If they had some balls, they would just stop offering icloud altogether in the UK until they have appealed. Let's see how the judge feels when half the country can't access their files anymore and Apple points to this decision as the reason.

Not just most of the judges, but most of the MPs who voted on this. Let them eat their own cake.

I think they could do something like what Tik Tok did, by letting users know why they can no longer provide the service.

I would personally give Apple money to see them actually stand-up to this. What's probably more concerning is the number of companies not complaining about this at all.

UK judges are not elected, and don't do things on the basis of what the public thinks.

This headline comes to mind: https://en.wikipedia.org/wiki/Enemies_of_the_People_(headlin...

  • Judges only interpret the law as laid down by parliament.

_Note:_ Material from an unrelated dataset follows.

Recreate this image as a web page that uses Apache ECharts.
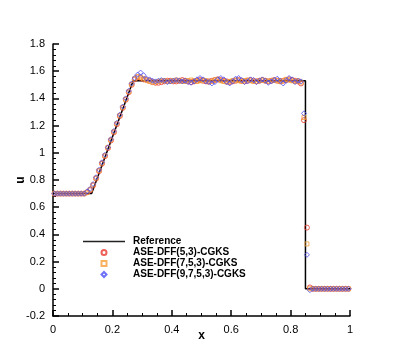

And, in theory at least, parliament cares about public opinion.

    • Even to the extent that parliament does care — and both this lot and their predecessors have ignored a lot of criticism about this specific law — turning public disfavour into a change to the law is often a slow process.

      I don't see UK judges getting motivated to rule in favour of a foreign company because they took their ball and went home, not even in cases where the ball happens to be very popular.

> when half the country can't access their files anymore and Apple points to this decision as the reason.

Governments are extremely powerful. They may issue a gag order (https://en.wikipedia.org/wiki/Gag_order) that makes it illegal for Apple to do that.

  • Even in that case, Apple could withdraw from the market.

    If push comes to shove and apple actually called their bluff and withdrew completely from the UK market, I'd bet that that government would become so unpopular that they would not be elected again for quite some time.

  • Gag orders affect information, not whether they continue to provide a service or not.

> the law does not permit Apple to delay complying during an appeal.

Seems absurdist. They have to implement the backdoor, appeal, and only if the appeal is successful can they disable it.

  • Apple can't offer icloud with encryption. It doesn't force them to offer the service at all afaict? Forcing a company to offer service at all seems like a gigantic judicial overstep IMO.

Apple doesn't have the same dominance in the UK than it does in the US, so the UK would probably just tough that one out.

  • I have zero clue where you’re getting this from. iPhone is incredibly popular and every politician has one.

    • True, the UK is one of the few European countries where iOS is bigger than android just like in the US. I work in mobile management and we see those a lot in northern Europe. Where they're scarce is in South and East Europe.

      Here in Spain no person has even tried to SMS me (which is the fallback for iMessage which I don't have) for 6 years or so :). I also don't have RCS enabled. It's all WhatsApp and Telegram.